Is the intersection of finite index subfields finite?

Question

Suppose that $K$ and $L$ are two fields contained in some larger field, and let $KL$ denote the smallest subfield of the ambient field containing both of them. If $KL$ is a finite extension of both $K$ and $L$, Is it necessarily the case that $K$ is finite over $K\cap L$ (which happens if and only if $L$ is finite over $K\cap L$)?

I see no a priori reason why this should be true (and my initial attempts to liken the situation to intersections of finite index subgroups/vector spaces was unsuccessful), but I don't have enough familiarity with transcendental extensions to build a counterexample.

Answer 1

No. To get some intuition for this, restrict to the case that $K$ and $L$ are fields containing a field $k$ and contained in its algebraic closure $\bar{k}$, and let $G = \text{Gal}(\bar{k}/k)$. Then, via the infinite Galois correspondence,

• $K$ and $L$ are the fixed fields of two closed subgroups $H_1, H_2$ of $G$,
• $KL$ is the fixed field of $H_3 = H_1 \cap H_2$, and
• $K \cap L$ is the fixed field of the closure $H_4$ of the subgroup generated by $H_1$ and $H_2$.

By hypothesis, $H_3$ is a finite index subgroup of $H_1$ and of $H_2$, and the question is whether it follows that $H_1$ or $H_2$ are finite index subgroups of $H_4$. Of course the answer to this group-theoretic question is no: the problem is that $H_1$ and $H_2$ can fail very badly to commute. For example, they can both be finite, but $H_4$ might nevertheless be infinite.

It remains to check that this situation can actually happen in a Galois group.
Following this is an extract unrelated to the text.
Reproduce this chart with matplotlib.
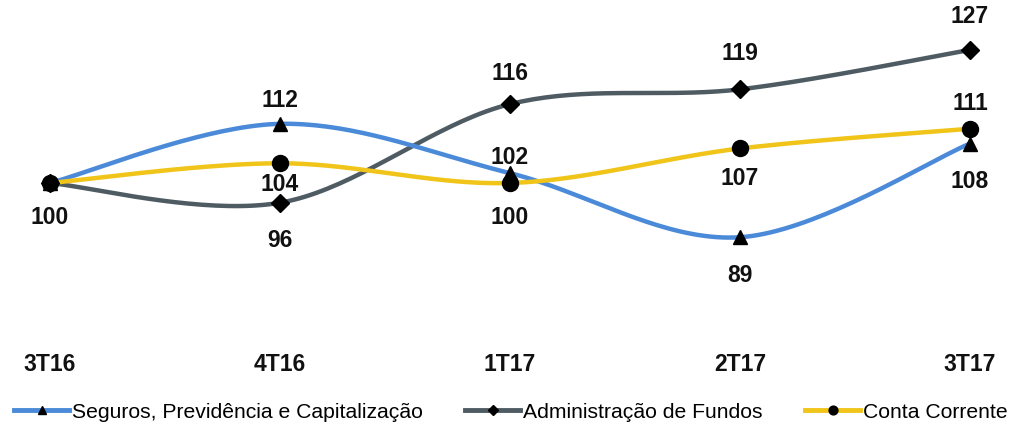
import numpy as np
import matplotlib
matplotlib.use("Agg")
import matplotlib.pyplot as plt
from matplotlib.lines import Line2D

categories = ["3T16", "4T16", "1T17", "2T17", "3T17"]
seguros = [100, 112, 102, 89, 108]
fundos = [100, 96, 116, 119, 127]
conta = [100, 104, 100, 107, 111]
series_names = ["Seguros, Previdência e Capitalização", "Administração de Fundos", "Conta Corrente"]

# label placement (pixel offsets, + = up)
off_seguros = [None, 23, 16, -38, -38]
off_fundos = [-35, -38, 31, 36, 33]
off_conta = [None, -21, -35, -30, 25]

colors = ["#4A8AD8", "#4E5B63", "#F0C419"]
markers = ["^", "D", "o"]
msizes = [10, 9, 11.5]

plt.rcParams['font.family'] = ['Liberation Sans', 'DejaVu Sans']

fig = plt.figure(figsize=(10.22, 4.26), dpi=100)
ax = fig.add_axes([0, 0, 1, 1])
ax.set_xlim(-50 / 230, 4 + 52 / 230)
ppu = 4.93
ax.set_ylim(100 - (426 - 183) / ppu, 100 + 183 / ppu)
ax.axis("off")


def smooth(x, y, n=40):
    x = np.asarray(x, float)
    y = np.asarray(y, float)
    P = np.column_stack([x, y])
    pts = []
    for i in range(len(P) - 1):
        p0 = P[i - 1] if i > 0 else P[i]
        p1 = P[i]
        p2 = P[i + 1]
        p3 = P[i + 2] if i + 2 < len(P) else P[i + 1]
        c1 = p1 + (p2 - p0) / 6
        c2 = p2 - (p3 - p1) / 6
        t = np.linspace(0, 1, n)[:, None]
        seg = (1 - t) ** 3 * p1 + 3 * (1 - t) ** 2 * t * c1 + 3 * (1 - t) * t ** 2 * c2 + t ** 3 * p2
        pts.append(seg if i == 0 else seg[1:])
    pts = np.vstack(pts)
    return pts[:, 0], pts[:, 1]


xs = np.arange(len(categories))
all_series = [seguros, fundos, conta]
all_offs = [off_seguros, off_fundos, off_conta]
order = [1, 0, 2]
for k in order:
    vals = all_series[k]
    sx, sy = smooth(xs, vals)
    ax.plot(sx, sy, color=colors[k], lw=3.2, solid_capstyle="round", zorder=2)
    ax.plot(xs, vals, ls="none", marker=markers[k], color="black", ms=msizes[k], zorder=4)
    for i, v in enumerate(vals):
        o = all_offs[k][i]
        if o is None:
            continue
        ax.annotate(f"{v}", (xs[i], v), xytext=(0, o * 0.72), textcoords="offset points",
                    ha="center", va="center", fontsize=16.5, fontweight="bold", color="#111111",
                    zorder=5)

# category labels
y_cat = 100 - (365 - 183) / ppu
for i, c in enumerate(categories):
    ax.text(xs[i], y_cat, c, ha="center", va="center", fontsize=16.5, fontweight="bold", color="#111111")

handles = [Line2D([0], [0], color=colors[k], lw=3.5, marker=markers[k], mfc="black", mec="black",
                  ms=msizes[k] * 0.55) for k in range(3)]
leg = fig.legend(handles, series_names, loc="center", bbox_to_anchor=(0.5, 1 - 412 / 426), ncol=3,
                 frameon=False, fontsize=15.2, handlelength=2.6, columnspacing=2.0, handletextpad=0.15,
                 borderpad=0, borderaxespad=0)

fig.savefig("out.png", dpi=100)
Explicitly, let $k = \mathbb{Q}$, let $H_1$ be the subgroup of $G = \text{Gal}(\overline{\mathbb{Q}}/\mathbb{Q})$ generated by complex conjugation, and let $H_2$ be the subgroup of $G$ generated by a nontrivial conjugate of complex conjugation. The fixed field $K$ is the real algebraic numbers, which have index $2$ in $\overline{\mathbb{Q}}$, and the fixed field $L$ is something else, so $KL = \overline{\mathbb{Q}}$ and $K$ and $L$ both have index $2$ in it.

I claim that $K \cap L$ necessarily has infinite index in $K$ and $L$, or equivalently in $KL = \overline{\mathbb{Q}}$. The reason is that by the Artin-Schreier theorem, if $K \cap L$ has finite index in $\overline{\mathbb{Q}}$ then it must have index $2$, hence must be equal to both $K$ and $L$, and by hypothesis $K \neq L$.

Answer 2

Another example, which you may find more elementary. Let $k$ be any field of characteristic zero, hence infinite. Consider the rational-function field $k(x)$, and the two subfields $k(x^2)$ and $k\bigl((x-1)^2\bigr)$. You see easily that the field degree is $2$ in both cases. But I say that the intersection of these two quadratic underfields is $k$ itself.

Indeed, let $g(x)\in k(x^2)$. Then of course it’s invariant under the automorphism $\sigma$ sending $x$ to $-x$. And if $g\in k\bigl((x-1)^2\bigr)$ as well, then $g$ is also invariant under the automorphism $\tau$ of $k(x)$ that sends $x$ to $2-x$. So $g$ will be invariant under the composition of these two, say $\tau\circ\sigma$, which sends $x$ first to $-x$, and this in turn to $-(2-x)=x-2$. But infinitude of $k$ and characteristic zero implies that $\tau\circ\sigma$ is of infinite order, i.e. nontorsion in the group of all automorphisms of $k(x)$. But no rational function is invariant under this $2$-shift, except for the constant rational functions.